It appears some of my tweets have inspired a post over on Above the Law. I don’t necessarily disagree with most of what the author said – the one exception being the use of the clueless techie fly by night straw man as representative of all of legal tech. Instead of delving into that, I’ll point you to this post by D. Casey Flahtery where he pretty convincingly kills that stereotype. I can say that pretty much everyone I know in the legal tech world is doing so not out of some desire to get rich quick off the backs of suckers but rather because they did practice and saw opportunities for change.
(Whatever “practice” means – I mean, personally I don’t think it’s productive to decide who the “real lawyers” are – is clerking for a judge enough? Being a corporate counsel? A law librarian like me that worked closely with pro se and small/solos?
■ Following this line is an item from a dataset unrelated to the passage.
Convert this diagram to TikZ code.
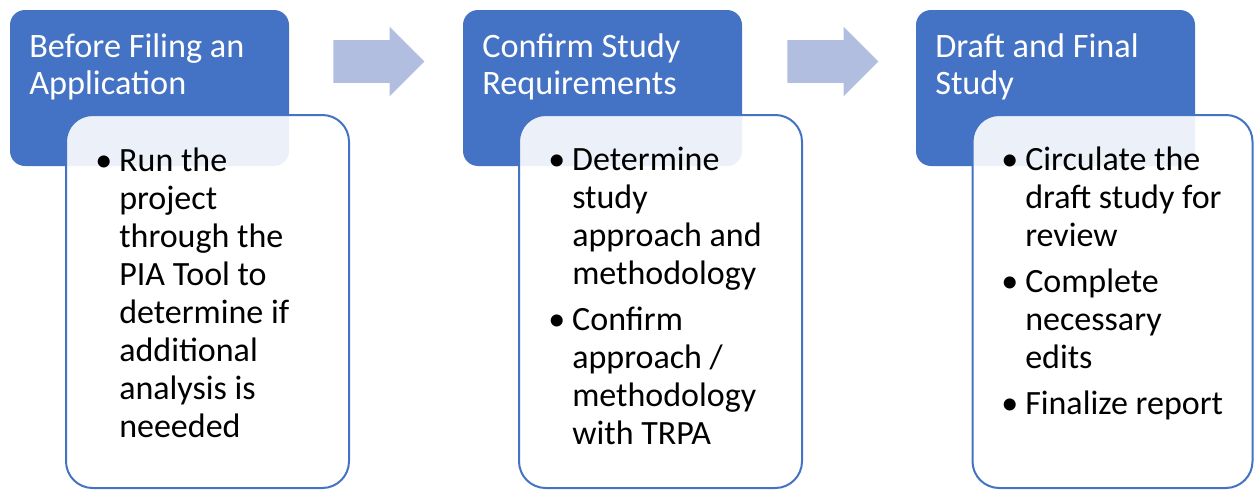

Academics that study the practice of law and see the depth and breadth of the legal world? Someone that spent two years in an AmLaw 100 and never actually spoke to a client one on one? Can we maybe just accept that the legal world is broad and deep and all levels of experience have value to bring to the conversation?)
But I digress….
Still, I’ve been thinking a lot about this topic since I saw the post on Friday. In some ways, it feels like it proves the point of my second tweet, the one let the author down as it shows my reaction to all legal tech isn’t to just point and laugh but also to wish the legal world was more open to it, either by personal adoption or regulatory changes. It made me wonder, as I did in this tweet, “At what point has tech world offered enough “proof” and the legal world has duty to educate itself about uses and possible benefits of tech?”
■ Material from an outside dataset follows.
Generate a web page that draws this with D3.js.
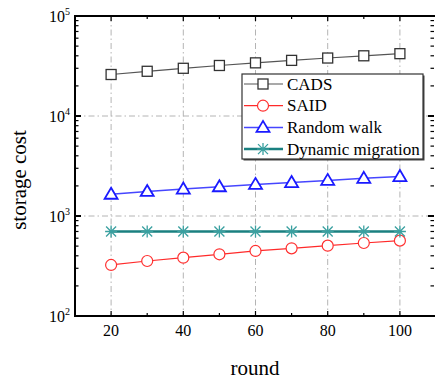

To me, the question is not “do you accept technology has your personal lord and savior?” but rather “do you think the status quo of the legal practice world is unsustainable and unethical ?” (And I’m going to go out on a limb here and say that being okay with an 80% access to justice gap is unethical.) If one answers yes to that question, what are you going to do about it? Thousands of law school graduates cannot afford to practice law and even more thousands of people are going unrepresented because they cannot afford the attorneys that did hang a shingle. Again, what are you going to do about it? Point and laugh or look for solutions?